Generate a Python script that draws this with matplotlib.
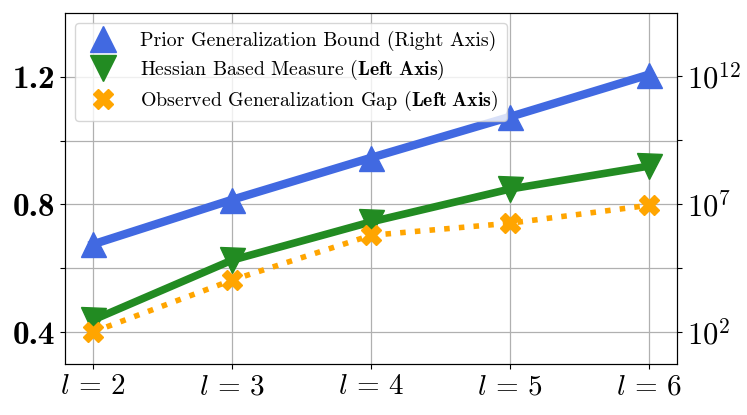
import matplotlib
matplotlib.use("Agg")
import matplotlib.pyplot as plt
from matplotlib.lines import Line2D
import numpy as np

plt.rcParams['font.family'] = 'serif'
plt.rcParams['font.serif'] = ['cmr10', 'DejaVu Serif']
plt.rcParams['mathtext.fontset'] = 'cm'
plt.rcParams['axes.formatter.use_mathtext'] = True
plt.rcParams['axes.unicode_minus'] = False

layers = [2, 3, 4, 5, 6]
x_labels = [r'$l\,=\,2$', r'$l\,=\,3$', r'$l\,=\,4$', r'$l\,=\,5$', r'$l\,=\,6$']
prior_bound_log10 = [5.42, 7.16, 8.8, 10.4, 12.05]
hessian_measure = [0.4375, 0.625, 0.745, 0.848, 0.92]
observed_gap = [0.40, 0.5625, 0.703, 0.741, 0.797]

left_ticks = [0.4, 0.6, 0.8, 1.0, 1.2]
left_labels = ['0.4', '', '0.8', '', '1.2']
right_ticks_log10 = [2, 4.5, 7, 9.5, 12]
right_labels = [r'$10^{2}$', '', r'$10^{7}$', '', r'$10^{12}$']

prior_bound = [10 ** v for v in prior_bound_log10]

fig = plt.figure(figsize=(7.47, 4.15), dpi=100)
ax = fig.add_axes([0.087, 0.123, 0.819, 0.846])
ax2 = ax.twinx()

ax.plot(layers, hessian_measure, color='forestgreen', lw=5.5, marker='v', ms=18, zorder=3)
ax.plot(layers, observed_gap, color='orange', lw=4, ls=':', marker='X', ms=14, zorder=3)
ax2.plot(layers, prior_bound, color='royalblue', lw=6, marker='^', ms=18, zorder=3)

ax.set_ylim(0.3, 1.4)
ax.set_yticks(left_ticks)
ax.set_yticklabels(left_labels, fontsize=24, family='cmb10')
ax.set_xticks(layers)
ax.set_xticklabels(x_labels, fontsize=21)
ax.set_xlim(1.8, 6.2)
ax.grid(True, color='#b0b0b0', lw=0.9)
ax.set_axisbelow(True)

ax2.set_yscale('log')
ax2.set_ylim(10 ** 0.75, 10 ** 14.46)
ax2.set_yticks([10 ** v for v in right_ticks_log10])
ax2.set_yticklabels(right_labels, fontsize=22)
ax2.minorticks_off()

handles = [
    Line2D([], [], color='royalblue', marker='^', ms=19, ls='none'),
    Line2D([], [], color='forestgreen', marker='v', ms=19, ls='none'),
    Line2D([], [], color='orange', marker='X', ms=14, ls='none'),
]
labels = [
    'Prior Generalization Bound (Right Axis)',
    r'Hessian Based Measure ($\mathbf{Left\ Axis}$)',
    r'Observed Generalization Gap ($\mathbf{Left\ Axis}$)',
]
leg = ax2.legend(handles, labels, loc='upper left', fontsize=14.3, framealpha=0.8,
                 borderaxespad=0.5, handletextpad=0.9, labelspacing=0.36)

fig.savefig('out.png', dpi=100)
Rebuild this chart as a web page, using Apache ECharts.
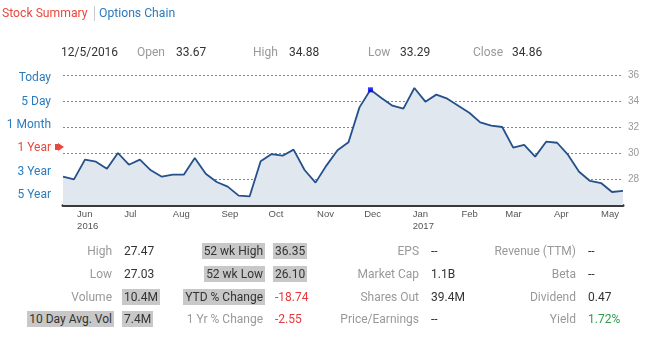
::::::::
Goal. Copy all the entries word for word. Omit any pictures.

Correct answer.
Generate a Python script that draws this with matplotlib.
import matplotlib
matplotlib.use("Agg")
import matplotlib.pyplot as plt
from matplotlib.lines import Line2D
import numpy as np

plt.rcParams['font.family'] = 'serif'
plt.rcParams['font.serif'] = ['cmr10', 'DejaVu Serif']
plt.rcParams['mathtext.fontset'] = 'cm'
plt.rcParams['axes.formatter.use_mathtext'] = True
plt.rcParams['axes.unicode_minus'] = False

layers = [2, 3, 4, 5, 6]
x_labels = [r'$l\,=\,2$', r'$l\,=\,3$', r'$l\,=\,4$', r'$l\,=\,5$', r'$l\,=\,6$']
prior_bound_log10 = [5.42, 7.16, 8.8, 10.4, 12.05]
hessian_measure = [0.4375, 0.625, 0.745, 0.848, 0.92]
observed_gap = [0.40, 0.5625, 0.703, 0.741, 0.797]

left_ticks = [0.4, 0.6, 0.8, 1.0, 1.2]
left_labels = ['0.4', '', '0.8', '', '1.2']
right_ticks_log10 = [2, 4.5, 7, 9.5, 12]
right_labels = [r'$10^{2}$', '', r'$10^{7}$', '', r'$10^{12}$']

prior_bound = [10 ** v for v in prior_bound_log10]

fig = plt.figure(figsize=(7.47, 4.15), dpi=100)
ax = fig.add_axes([0.087, 0.123, 0.819, 0.846])
ax2 = ax.twinx()

ax.plot(layers, hessian_measure, color='forestgreen', lw=5.5, marker='v', ms=18, zorder=3)
ax.plot(layers, observed_gap, color='orange', lw=4, ls=':', marker='X', ms=14, zorder=3)
ax2.plot(layers, prior_bound, color='royalblue', lw=6, marker='^', ms=18, zorder=3)

ax.set_ylim(0.3, 1.4)
ax.set_yticks(left_ticks)
ax.set_yticklabels(left_labels, fontsize=24, family='cmb10')
ax.set_xticks(layers)
ax.set_xticklabels(x_labels, fontsize=21)
ax.set_xlim(1.8, 6.2)
ax.grid(True, color='#b0b0b0', lw=0.9)
ax.set_axisbelow(True)

ax2.set_yscale('log')
ax2.set_ylim(10 ** 0.75, 10 ** 14.46)
ax2.set_yticks([10 ** v for v in right_ticks_log10])
ax2.set_yticklabels(right_labels, fontsize=22)
ax2.minorticks_off()

handles = [
    Line2D([], [], color='royalblue', marker='^', ms=19, ls='none'),
    Line2D([], [], color='forestgreen', marker='v', ms=19, ls='none'),
    Line2D([], [], color='orange', marker='X', ms=14, ls='none'),
]
labels = [
    'Prior Generalization Bound (Right Axis)',
    r'Hessian Based Measure ($\mathbf{Left\ Axis}$)',
    r'Observed Generalization Gap ($\mathbf{Left\ Axis}$)',
]
leg = ax2.legend(handles, labels, loc='upper left', fontsize=14.3, framealpha=0.8,
                 borderaxespad=0.5, handletextpad=0.9, labelspacing=0.36)

fig.savefig('out.png', dpi=100)
Rebuild this chart as a web page, using Apache ECharts.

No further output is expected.